I wish I had learned about the power of compounding a long time ago. As a kid I walked dogs in the neighborhood, earning $5 a week. If I'd started investing that weekly $5 from age nine until 65, it would have grown to $254,000, assuming an 8 percent return.
Unfortunately, I didn't catch compounding fever until much later. Because money was tight when I was starting my career, I missed out on maximizing my first few years of 401(k) contributions, which would have made a huge difference at retirement.
But on a positive note, my 11-year-old son learned from my mistakes and socks away his $10 weekly newspaper delivery salary, which he earns in addition to his allowance. My wife and I sweeten the pot by matching his savings in an IRA we opened for him. I suspect my daughter will follow suit when she's old enough to get a part-time job.

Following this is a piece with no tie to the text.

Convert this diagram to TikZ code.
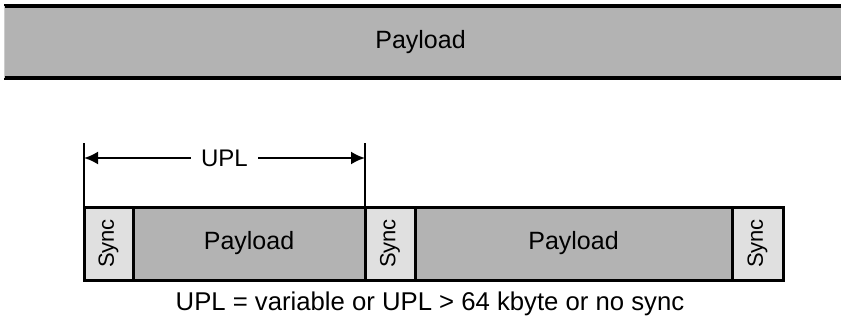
\documentclass[tikz,border=0pt]{standalone}
\usepackage{fontspec}
\setmainfont{Liberation Sans}
\usetikzlibrary{arrows.meta, positioning}

\definecolor{payloadgray}{HTML}{B3B3B3}
\definecolor{syncgray}{HTML}{E0E0E0}

\tikzset{
	field/.style={draw, line width=3pt, outer sep=0pt, inner sep=0pt,
		minimum height=73pt, anchor=north west},
	syncbox/.style={field, fill=syncgray},
	payloadbox/.style={field, fill=payloadgray},
	synclabel/.style={rotate=90, font=\fontsize{22}{26}\selectfont},
	biglabel/.style={font=\fontsize{25}{30}\selectfont},
	upltip/.tip={Latex[length=14pt,width=13pt]},
}

\begin{document}
\begin{tikzpicture}[x=1pt, y=-1pt]
	% параметры
	\def\W{841} % ширина картинки
	\def\H{324} % высота картинки
	\def\T{207} % верх кадра
	\useasboundingbox (0,0) rectangle (\W,\H);

	% верхняя полоса
	\fill[payloadgray] (4,6) rectangle (\W,78);
	\draw[line width=4.5pt] (4,6) -- (\W,6);
	\draw[line width=4.5pt] (4,78) -- (\W,78);
	\draw[gray!40, line width=0.8pt] (4,6) -- (4,78);
	\node[biglabel] (top) at (\W/2,42) {Payload};

	% кадр
	\node[syncbox, minimum width=49pt] (s1) at (84,\T) {};
	\node[payloadbox, minimum width=232pt, right=0pt of s1] (p1) {};
	\node[syncbox, minimum width=50pt, right=0pt of p1] (s2) {};
	\node[payloadbox, minimum width=317pt, right=0pt of s2] (p2) {};
	\node[syncbox, minimum width=51pt, right=0pt of p2] (s3) {};
	\foreach \s in {s1,s2,s3}
		\node[synclabel] at (\s) {Sync};
	\foreach \p in {p1,p2}
		\node[biglabel] at (\p) {Payload};

	% длина UPL
	\coordinate (a) at (84,143);
	\coordinate (b) at (365,143);
	\draw[line width=2.2pt] (a) -- (s1.north west);
	\draw[line width=2.2pt] (b) -- (p1.north east);
	\draw[line width=2.2pt, upltip-upltip]
		([yshift=-15pt]a) -- node[fill=white, inner xsep=10pt, font=\fontsize{24}{28}\selectfont] (upl) {UPL} ([yshift=-15pt]b);

	% подпись
	\node[font=\fontsize{25.7}{30}\selectfont] (note) at (430,304) {UPL = variable or UPL > 64 kbyte or no sync};
\end{tikzpicture}
\end{document}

So what is compounding? Basically, it's where you put aside money -- whether in savings, a retirement account or the stock market -- and then essentially leave it alone. As your account earns interest or dividends, you continually reinvest those profits, thereby generating (compounding) additional earnings at an accelerated rate.
Numerous interactive calculators are available online to help you estimate potential savings under different scenarios. I used several from Dinkytown in the following examples, but similar tools are located on financial and investment sites across the Web. (It's worth noting that although the 8 percent interest yield I use in the examples below may seem high in today's market, historically the S&P 500 Index has experienced a 9.5 percent annualized return over the last 100 years.)

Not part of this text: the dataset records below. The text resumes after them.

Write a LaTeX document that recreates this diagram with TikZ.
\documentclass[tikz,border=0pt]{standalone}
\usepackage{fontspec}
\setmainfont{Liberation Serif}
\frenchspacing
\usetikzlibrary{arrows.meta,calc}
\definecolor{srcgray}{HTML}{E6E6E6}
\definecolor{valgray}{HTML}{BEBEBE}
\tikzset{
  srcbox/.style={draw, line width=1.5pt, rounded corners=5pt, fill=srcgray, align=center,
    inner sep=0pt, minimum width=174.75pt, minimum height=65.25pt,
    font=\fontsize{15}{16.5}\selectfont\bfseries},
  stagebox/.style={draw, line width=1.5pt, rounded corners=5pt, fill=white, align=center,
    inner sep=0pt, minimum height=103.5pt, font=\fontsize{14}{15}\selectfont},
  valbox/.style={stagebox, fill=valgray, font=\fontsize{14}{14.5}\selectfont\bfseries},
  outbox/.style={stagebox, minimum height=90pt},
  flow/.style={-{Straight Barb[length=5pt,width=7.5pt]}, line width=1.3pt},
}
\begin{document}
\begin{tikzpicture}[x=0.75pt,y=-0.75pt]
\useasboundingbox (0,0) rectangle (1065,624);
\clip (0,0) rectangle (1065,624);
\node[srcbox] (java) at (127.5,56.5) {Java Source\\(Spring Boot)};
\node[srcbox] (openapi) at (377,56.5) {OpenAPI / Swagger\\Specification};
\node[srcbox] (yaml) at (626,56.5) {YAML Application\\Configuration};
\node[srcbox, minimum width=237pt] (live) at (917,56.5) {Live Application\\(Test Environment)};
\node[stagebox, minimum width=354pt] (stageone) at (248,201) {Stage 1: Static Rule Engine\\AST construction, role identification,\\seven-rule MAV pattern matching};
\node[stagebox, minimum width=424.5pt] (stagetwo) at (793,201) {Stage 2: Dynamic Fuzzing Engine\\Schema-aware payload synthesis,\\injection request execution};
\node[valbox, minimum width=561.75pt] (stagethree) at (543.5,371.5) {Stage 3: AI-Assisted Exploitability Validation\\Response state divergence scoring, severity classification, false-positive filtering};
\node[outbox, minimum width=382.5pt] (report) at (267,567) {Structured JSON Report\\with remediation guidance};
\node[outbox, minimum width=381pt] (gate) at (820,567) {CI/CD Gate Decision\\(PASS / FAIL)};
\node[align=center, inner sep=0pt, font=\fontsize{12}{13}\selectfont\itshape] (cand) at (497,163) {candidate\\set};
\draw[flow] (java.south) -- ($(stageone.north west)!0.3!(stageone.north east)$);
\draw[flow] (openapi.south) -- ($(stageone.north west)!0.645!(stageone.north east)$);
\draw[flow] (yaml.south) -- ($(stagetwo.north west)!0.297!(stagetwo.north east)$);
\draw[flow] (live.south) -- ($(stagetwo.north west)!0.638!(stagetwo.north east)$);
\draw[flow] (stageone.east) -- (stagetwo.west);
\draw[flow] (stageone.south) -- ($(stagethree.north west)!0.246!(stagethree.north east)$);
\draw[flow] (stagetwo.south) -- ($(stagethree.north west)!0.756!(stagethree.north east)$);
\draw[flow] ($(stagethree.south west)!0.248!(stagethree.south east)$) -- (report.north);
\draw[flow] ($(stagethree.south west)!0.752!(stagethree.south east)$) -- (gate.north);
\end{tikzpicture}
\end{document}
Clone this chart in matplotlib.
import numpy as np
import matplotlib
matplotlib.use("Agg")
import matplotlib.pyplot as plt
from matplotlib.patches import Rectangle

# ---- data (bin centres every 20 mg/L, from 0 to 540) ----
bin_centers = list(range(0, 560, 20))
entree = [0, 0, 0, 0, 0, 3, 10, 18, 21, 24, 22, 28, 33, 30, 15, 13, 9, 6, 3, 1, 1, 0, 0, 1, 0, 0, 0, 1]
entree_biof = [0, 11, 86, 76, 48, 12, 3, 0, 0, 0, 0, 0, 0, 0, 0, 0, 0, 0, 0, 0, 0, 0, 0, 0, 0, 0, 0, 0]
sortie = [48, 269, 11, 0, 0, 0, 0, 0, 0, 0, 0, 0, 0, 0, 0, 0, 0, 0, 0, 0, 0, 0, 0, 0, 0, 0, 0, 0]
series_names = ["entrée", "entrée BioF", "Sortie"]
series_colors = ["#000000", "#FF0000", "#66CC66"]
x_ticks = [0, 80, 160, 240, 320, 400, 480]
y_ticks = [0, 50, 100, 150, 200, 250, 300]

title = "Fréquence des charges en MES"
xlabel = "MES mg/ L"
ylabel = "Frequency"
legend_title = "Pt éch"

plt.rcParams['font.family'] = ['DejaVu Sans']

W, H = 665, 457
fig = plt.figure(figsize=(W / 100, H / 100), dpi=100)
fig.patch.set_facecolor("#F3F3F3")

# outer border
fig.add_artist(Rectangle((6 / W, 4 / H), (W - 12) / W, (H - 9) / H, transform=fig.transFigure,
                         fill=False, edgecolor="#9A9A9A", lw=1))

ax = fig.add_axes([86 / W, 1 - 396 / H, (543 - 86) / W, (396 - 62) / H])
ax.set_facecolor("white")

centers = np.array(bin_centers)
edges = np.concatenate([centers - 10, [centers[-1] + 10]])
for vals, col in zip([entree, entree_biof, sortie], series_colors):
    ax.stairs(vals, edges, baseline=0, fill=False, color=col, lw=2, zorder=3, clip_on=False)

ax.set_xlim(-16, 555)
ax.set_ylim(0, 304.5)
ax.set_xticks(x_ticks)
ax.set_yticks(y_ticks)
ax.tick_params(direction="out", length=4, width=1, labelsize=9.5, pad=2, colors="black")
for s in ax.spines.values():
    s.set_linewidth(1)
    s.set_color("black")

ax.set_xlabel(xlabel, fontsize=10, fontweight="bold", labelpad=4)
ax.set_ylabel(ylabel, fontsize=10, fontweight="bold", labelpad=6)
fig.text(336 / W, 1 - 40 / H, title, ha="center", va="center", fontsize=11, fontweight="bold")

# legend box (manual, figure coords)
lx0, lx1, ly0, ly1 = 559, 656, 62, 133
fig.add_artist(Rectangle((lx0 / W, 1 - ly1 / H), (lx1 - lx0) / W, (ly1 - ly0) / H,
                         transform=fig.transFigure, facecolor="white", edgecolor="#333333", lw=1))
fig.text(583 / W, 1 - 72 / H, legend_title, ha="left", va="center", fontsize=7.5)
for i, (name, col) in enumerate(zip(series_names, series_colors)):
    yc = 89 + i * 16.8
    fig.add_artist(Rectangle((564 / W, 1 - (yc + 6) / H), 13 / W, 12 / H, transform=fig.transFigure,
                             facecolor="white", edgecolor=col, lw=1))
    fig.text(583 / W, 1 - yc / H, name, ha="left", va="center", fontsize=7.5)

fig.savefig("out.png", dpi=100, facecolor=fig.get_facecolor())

How investments grow over time. Using the Compound Interest and Your Return calculator, you can estimate how quickly a one-time investment will grow at varying interest rates and periods of time. For example, a $10,000 investment earning 8 percent compounded quarterly would be worth $22,080 after 10 years; $48,754 after 20 years; and $107,652 after 30 years.

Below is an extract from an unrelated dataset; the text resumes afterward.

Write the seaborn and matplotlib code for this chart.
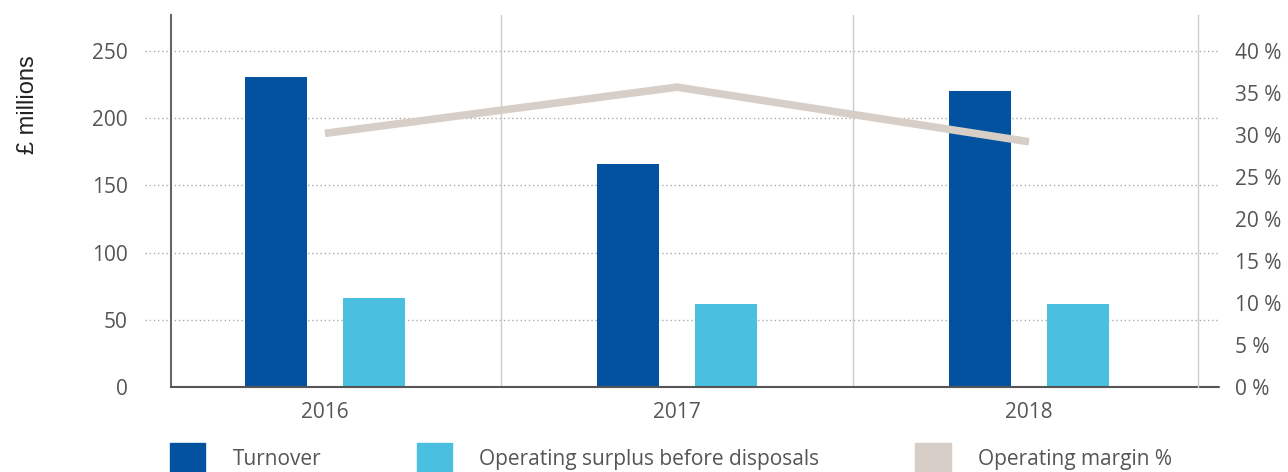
import numpy as np
import pandas as pd
import seaborn as sns
from matplotlib import pyplot as plt
from matplotlib.patches import Patch

# data
years = ["2016", "2017", "2018"]
turnover = [231, 166, 220]
surplus = [66, 62, 62]
margin = [30.2, 35.7, 29.2]

series_names = ["Turnover", "Operating surplus before disposals"]
margin_name = "Operating margin %"
colors = ["#0352a0", "#4bbfdf"]
line_color = "#d6cec7"
text_color = "#555555"

df = pd.DataFrame({
    "year": years * 2,
    "value": turnover + surplus,
    "series": [series_names[0]] * 3 + [series_names[1]] * 3,
})

sns.set_style("white")
plt.rcParams["font.family"] = ["Open Sans", "DejaVu Sans"]

fig = plt.figure(figsize=(12.88, 4.72), dpi=100)
ax = fig.add_axes([171 / 1288, 1 - 387 / 472, (1198 - 171) / 1288, (387 - 15) / 472])

sns.barplot(data=df, x="year", y="value", hue="series", palette=colors, saturation=1,
            width=0.556, gap=0.367, linewidth=0, legend=False, ax=ax, zorder=3)

ax.set_xlim(-0.4375, 2.48)
ax.set_ylim(0, 276.8)
ax.set_yticks([0, 50, 100, 150, 200, 250])

# dotted grid lines, running a bit past both spines
for v in [50, 100, 150, 200, 250]:
    ax.plot([-0.025, 1.02], [v, v], transform=ax.get_yaxis_transform(),
            color="#aaaaaa", lw=1, ls=(0, (1, 2)), clip_on=False, zorder=1)
# baseline
ax.plot([0, 1.02], [0, 0], transform=ax.get_yaxis_transform(),
        color="#555555", lw=1.5, clip_on=False, zorder=4)
# category separators
for xs in [0.5, 1.5]:
    ax.axvline(xs, color="#cccccc", lw=1, zorder=1)

for s in ["top", "bottom", "right"]:
    ax.spines[s].set_visible(False)
ax.spines["left"].set_color("#666666")
ax.spines["left"].set_linewidth(1.5)

ax.tick_params(axis="y", length=0, pad=31, labelsize=15, labelcolor=text_color)
ax.tick_params(axis="x", length=0, pad=11, labelsize=15, labelcolor=text_color)
ax.set_xlabel("")
ax.set_ylabel("")

# operating margin on the right axis
ax2 = ax.twinx()
sns.lineplot(x=np.arange(len(years)), y=margin, ax=ax2, color=line_color,
             lw=5.5, solid_capstyle="butt", zorder=5)
ax2.set_ylim(0, 44.29)
ax2.set_yticks(range(0, 45, 5))
ax2.set_yticklabels([f"{v} %" for v in range(0, 45, 5)])
ax2.tick_params(axis="y", length=0, pad=27, labelsize=15, labelcolor=text_color)
for s in ["top", "bottom", "left"]:
    ax2.spines[s].set_visible(False)
ax2.spines["right"].set_color("#cccccc")
ax2.spines["right"].set_linewidth(1)

fig.text(0.022, 1 - 105 / 472, "£ millions", rotation=90, ha="center", va="center",
         fontsize=17, family=["Liberation Sans", "DejaVu Sans"], color="#222222")

handles = [Patch(color=colors[0]), Patch(color=colors[1]), Patch(color=line_color)]
labels = series_names + [margin_name]
fig.legend(handles, labels, ncol=3, loc="upper left", bbox_to_anchor=(170 / 1288, 1 - 443 / 472),
           frameon=False, fontsize=15, labelcolor=text_color, handlelength=1.7,
           handleheight=1.9, columnspacing=4.6, handletextpad=1.3, borderpad=0, borderaxespad=0)

fig.savefig("out.png", dpi=100)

Escalating impact of regular monthly savings. If you can set money aside every month, your savings will grow even faster. According to the Cool Million calculator, if you began saving $100 a month at age 21 and earned 8 percent interest, by 65 your account would be worth about $447,000. Increasing the monthly contribution to $200 would double that to about $893,000. And, by saving $300 a month, you'd reach $1 million by age 61.
Interest rates matter. The riskier the investment, the greater your potential gains -- and losses. For example, regular savings accounts typically offer very low interest rates in exchange for very low risk of loss. On the other hand, investing in the stock market can potentially earn double-digit investment rates over long periods of time. Of course, stocks can be a risky short-term investment, as we've seen in the past few years.
So why not simply park your money in a safe haven? Simple: inflation. If your money is earning 2 percent interest but the inflation rate is 3 percent, you'll actually net a 1 percent loss.
Using the Cool Million $100-a-month example above, if you expect to earn 8 percent interest but factor in a 3.1 percent expected annual inflation rate (the overall average rate since 1925), your account balance at age 65 would be worth more like $117,000 in today's dollars, versus the $447,000 amount unadjusted for inflation. Furthermore, by reducing the expected annual interest rate to only 4 percent, your account balance would drop to around $141,000 -- or only $37,000 after adjusting for inflation.
Postponing savings can hurt. The longer you delay saving, the harder it is to catch up. According to the Don't Delay Your Savings! calculator, if you save $200 a month at 8 percent interest, after 30 years your account would be worth $283,522. But wait only two years to begin saving and that balance would shrink to only $238,612 -- that's $44,910 less. A five-year delay would knock it down to only $182,968.
A good financial advisor can help you devise a well-diversified investment strategy that will help you balance your appetite for risk with methods to beat inflation. If you don't already have a financial planner, the Financial Planning Association is a good place to start your search.
To watch easy-to-follow videos showing how compound interest works, as explained by a mathematician from the renowned Khan Academy, visit Practical Money Skills for Life, a free personal financial management program run by my employer, Visa Inc.
Bottom line: Don't procrastinate on starting to save. And get your kids on the compounding bandwagon as well; they'll thank you once they reach your age.
This article is intended to provide general information and should not be considered legal, tax or financial advice. It's always a good idea to consult a legal, tax or financial advisor for specific information on how certain laws apply to you and about your individual financial situation.